Your instructions ▸ Exclude images, then output the remaining data verbatim.

Data excerpt ▸
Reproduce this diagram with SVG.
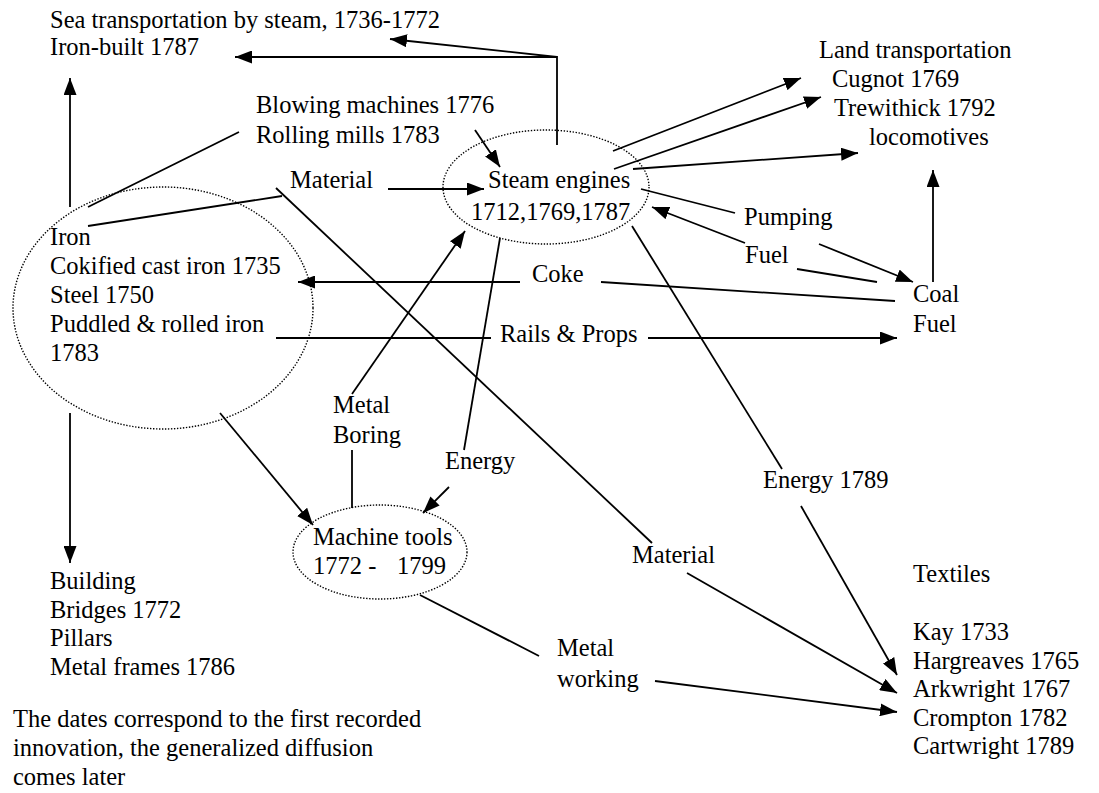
<svg xmlns="http://www.w3.org/2000/svg" width="1099" height="793" viewBox="0 0 1099 793">
<style>
text{font-family:"Liberation Serif","Times New Roman",serif;font-size:24.5px;fill:#000}
.c line,.c polyline{stroke:#000;stroke-width:1.8;fill:none}
.a{marker-end:url(#ah)}
.dot{fill:none;stroke:#000;stroke-width:1.4;stroke-dasharray:1.4 1.6}
</style>
<defs>
<marker id="ah" markerUnits="userSpaceOnUse" markerWidth="17" markerHeight="13" refX="17" refY="6.5" orient="auto"><path d="M0,0 L17,6.5 L0,13 z" fill="#000"/></marker>
</defs>
<rect width="1099" height="793" fill="#fff"/>
<g id="sea"><text x="50" y="28">Sea transportation by steam, 1736-1772</text><text x="50" y="55">Iron-built 1787</text></g>
<g id="blowing"><text x="256" y="113">Blowing machines 1776</text><text x="256" y="143">Rolling mills 1783</text></g>
<g id="land"><text x="819" y="58">Land transportation</text><text x="832" y="87">Cugnot 1769</text><text x="834" y="116">Trewithick 1792</text><text x="869" y="145">locomotives</text></g>
<g id="material1"><text x="290" y="188">Material</text></g>
<g id="steam"><ellipse class="dot" cx="546" cy="187" rx="103" ry="57"/><text x="488" y="188">Steam engines</text><text x="471" y="220">1712,1769,1787</text></g>
<g id="pumping"><text x="744" y="225">Pumping</text></g>
<g id="fuel"><text x="745" y="263">Fuel</text></g>
<g id="iron"><ellipse class="dot" cx="163" cy="308" rx="150" ry="121"/><text x="50" y="245">Iron</text><text x="50" y="274">Cokified cast iron 1735</text><text x="50" y="303">Steel 1750</text><text x="50" y="332">Puddled &amp; rolled iron</text><text x="50" y="361">1783</text></g>
<g id="coke"><text x="532" y="282">Coke</text></g>
<g id="coal"><text x="913" y="302">Coal</text><text x="913" y="332">Fuel</text></g>
<g id="rails"><text x="500" y="342">Rails &amp; Props</text></g>
<g id="metalboring"><text x="333" y="413">Metal</text><text x="333" y="443">Boring</text></g>
<g id="energy"><text x="445" y="469">Energy</text></g>
<g id="energy1789"><text x="763" y="488">Energy 1789</text></g>
<g id="machinetools"><ellipse class="dot" cx="380" cy="552" rx="87" ry="47"/><text x="313" y="545">Machine tools</text><text y="574"><tspan x="313">1772 -</tspan><tspan x="397">1799</tspan></text></g>
<g id="material2"><text x="632" y="563">Material</text></g>
<g id="metalworking"><text x="557" y="656">Metal</text><text x="557" y="687">working</text></g>
<g id="textiles"><text x="913" y="582">Textiles</text><text x="913" y="640">Kay 1733</text><text x="913" y="668.5">Hargreaves 1765</text><text x="913" y="697">Arkwright 1767</text><text x="913" y="725.5">Crompton 1782</text><text x="913" y="754">Cartwright 1789</text></g>
<g id="building"><text x="50" y="589">Building</text><text x="50" y="618">Bridges 1772</text><text x="50" y="646">Pillars</text><text x="50" y="675">Metal frames 1786</text></g>
<g id="note"><text x="13" y="727">The dates correspond to the first recorded</text><text x="13" y="756">innovation, the generalized diffusion</text><text x="13" y="785">comes later</text></g>
<g id="connectors" class="c">
<polyline class="a" points="557,145 557,57 235,57"/>
<line class="a" x1="557" y1="57" x2="390" y2="39"/>
<line class="a" x1="70" y1="207" x2="70" y2="78"/>
<line x1="88" y1="207" x2="239" y2="132"/>
<line x1="88" y1="226" x2="282" y2="196"/>
<line x1="276" y1="188" x2="652" y2="543"/>
<line class="a" x1="388" y1="189" x2="484" y2="189"/>
<line class="a" x1="475" y1="130" x2="500" y2="167"/>
<line class="a" x1="613" y1="151" x2="801" y2="78"/>
<line class="a" x1="614" y1="169" x2="821" y2="97"/>
<line class="a" x1="633" y1="169" x2="858" y2="153"/>
<line x1="641" y1="189" x2="735" y2="213"/>
<line class="a" x1="745" y1="243" x2="652" y2="207"/>
<line class="a" x1="819" y1="244" x2="913" y2="282"/>
<line x1="797" y1="269" x2="877" y2="282"/>
<line class="a" x1="933" y1="282" x2="933" y2="170"/>
<line class="a" x1="520" y1="282" x2="298" y2="282"/>
<line x1="601" y1="282" x2="895" y2="301"/>
<line x1="276" y1="338" x2="491" y2="338"/>
<line class="a" x1="648" y1="338" x2="897" y2="338"/>
<line class="a" x1="352" y1="394" x2="465" y2="231"/>
<line x1="352" y1="450" x2="352" y2="508"/>
<line x1="464" y1="450" x2="500" y2="238"/>
<line class="a" x1="449" y1="487" x2="423" y2="513"/>
<line class="a" x1="220" y1="413" x2="313" y2="525"/>
<line class="a" x1="70" y1="413" x2="70" y2="563"/>
<line x1="420" y1="595" x2="539" y2="656"/>
<line class="a" x1="655" y1="681" x2="897" y2="712"/>
<line x1="632" y1="226" x2="782" y2="469"/>
<line class="a" x1="801" y1="506" x2="897" y2="675"/>
<line class="a" x1="687" y1="573" x2="897" y2="693"/>
</g>
</svg>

The answer ▸
Reproduce this diagram with SVG.
<svg xmlns="http://www.w3.org/2000/svg" width="1099" height="793" viewBox="0 0 1099 793">
<style>
text{font-family:"Liberation Serif","Times New Roman",serif;font-size:24.5px;fill:#000}
.c line,.c polyline{stroke:#000;stroke-width:1.8;fill:none}
.a{marker-end:url(#ah)}
.dot{fill:none;stroke:#000;stroke-width:1.4;stroke-dasharray:1.4 1.6}
</style>
<defs>
<marker id="ah" markerUnits="userSpaceOnUse" markerWidth="17" markerHeight="13" refX="17" refY="6.5" orient="auto"><path d="M0,0 L17,6.5 L0,13 z" fill="#000"/></marker>
</defs>
<rect width="1099" height="793" fill="#fff"/>
<g id="sea"><text x="50" y="28">Sea transportation by steam, 1736-1772</text><text x="50" y="55">Iron-built 1787</text></g>
<g id="blowing"><text x="256" y="113">Blowing machines 1776</text><text x="256" y="143">Rolling mills 1783</text></g>
<g id="land"><text x="819" y="58">Land transportation</text><text x="832" y="87">Cugnot 1769</text><text x="834" y="116">Trewithick 1792</text><text x="869" y="145">locomotives</text></g>
<g id="material1"><text x="290" y="188">Material</text></g>
<g id="steam"><ellipse class="dot" cx="546" cy="187" rx="103" ry="57"/><text x="488" y="188">Steam engines</text><text x="471" y="220">1712,1769,1787</text></g>
<g id="pumping"><text x="744" y="225">Pumping</text></g>
<g id="fuel"><text x="745" y="263">Fuel</text></g>
<g id="iron"><ellipse class="dot" cx="163" cy="308" rx="150" ry="121"/><text x="50" y="245">Iron</text><text x="50" y="274">Cokified cast iron 1735</text><text x="50" y="303">Steel 1750</text><text x="50" y="332">Puddled &amp; rolled iron</text><text x="50" y="361">1783</text></g>
<g id="coke"><text x="532" y="282">Coke</text></g>
<g id="coal"><text x="913" y="302">Coal</text><text x="913" y="332">Fuel</text></g>
<g id="rails"><text x="500" y="342">Rails &amp; Props</text></g>
<g id="metalboring"><text x="333" y="413">Metal</text><text x="333" y="443">Boring</text></g>
<g id="energy"><text x="445" y="469">Energy</text></g>
<g id="energy1789"><text x="763" y="488">Energy 1789</text></g>
<g id="machinetools"><ellipse class="dot" cx="380" cy="552" rx="87" ry="47"/><text x="313" y="545">Machine tools</text><text y="574"><tspan x="313">1772 -</tspan><tspan x="397">1799</tspan></text></g>
<g id="material2"><text x="632" y="563">Material</text></g>
<g id="metalworking"><text x="557" y="656">Metal</text><text x="557" y="687">working</text></g>
<g id="textiles"><text x="913" y="582">Textiles</text><text x="913" y="640">Kay 1733</text><text x="913" y="668.5">Hargreaves 1765</text><text x="913" y="697">Arkwright 1767</text><text x="913" y="725.5">Crompton 1782</text><text x="913" y="754">Cartwright 1789</text></g>
<g id="building"><text x="50" y="589">Building</text><text x="50" y="618">Bridges 1772</text><text x="50" y="646">Pillars</text><text x="50" y="675">Metal frames 1786</text></g>
<g id="note"><text x="13" y="727">The dates correspond to the first recorded</text><text x="13" y="756">innovation, the generalized diffusion</text><text x="13" y="785">comes later</text></g>
<g id="connectors" class="c">
<polyline class="a" points="557,145 557,57 235,57"/>
<line class="a" x1="557" y1="57" x2="390" y2="39"/>
<line class="a" x1="70" y1="207" x2="70" y2="78"/>
<line x1="88" y1="207" x2="239" y2="132"/>
<line x1="88" y1="226" x2="282" y2="196"/>
<line x1="276" y1="188" x2="652" y2="543"/>
<line class="a" x1="388" y1="189" x2="484" y2="189"/>
<line class="a" x1="475" y1="130" x2="500" y2="167"/>
<line class="a" x1="613" y1="151" x2="801" y2="78"/>
<line class="a" x1="614" y1="169" x2="821" y2="97"/>
<line class="a" x1="633" y1="169" x2="858" y2="153"/>
<line x1="641" y1="189" x2="735" y2="213"/>
<line class="a" x1="745" y1="243" x2="652" y2="207"/>
<line class="a" x1="819" y1="244" x2="913" y2="282"/>
<line x1="797" y1="269" x2="877" y2="282"/>
<line class="a" x1="933" y1="282" x2="933" y2="170"/>
<line class="a" x1="520" y1="282" x2="298" y2="282"/>
<line x1="601" y1="282" x2="895" y2="301"/>
<line x1="276" y1="338" x2="491" y2="338"/>
<line class="a" x1="648" y1="338" x2="897" y2="338"/>
<line class="a" x1="352" y1="394" x2="465" y2="231"/>
<line x1="352" y1="450" x2="352" y2="508"/>
<line x1="464" y1="450" x2="500" y2="238"/>
<line class="a" x1="449" y1="487" x2="423" y2="513"/>
<line class="a" x1="220" y1="413" x2="313" y2="525"/>
<line class="a" x1="70" y1="413" x2="70" y2="563"/>
<line x1="420" y1="595" x2="539" y2="656"/>
<line class="a" x1="655" y1="681" x2="897" y2="712"/>
<line x1="632" y1="226" x2="782" y2="469"/>
<line class="a" x1="801" y1="506" x2="897" y2="675"/>
<line class="a" x1="687" y1="573" x2="897" y2="693"/>
</g>
</svg>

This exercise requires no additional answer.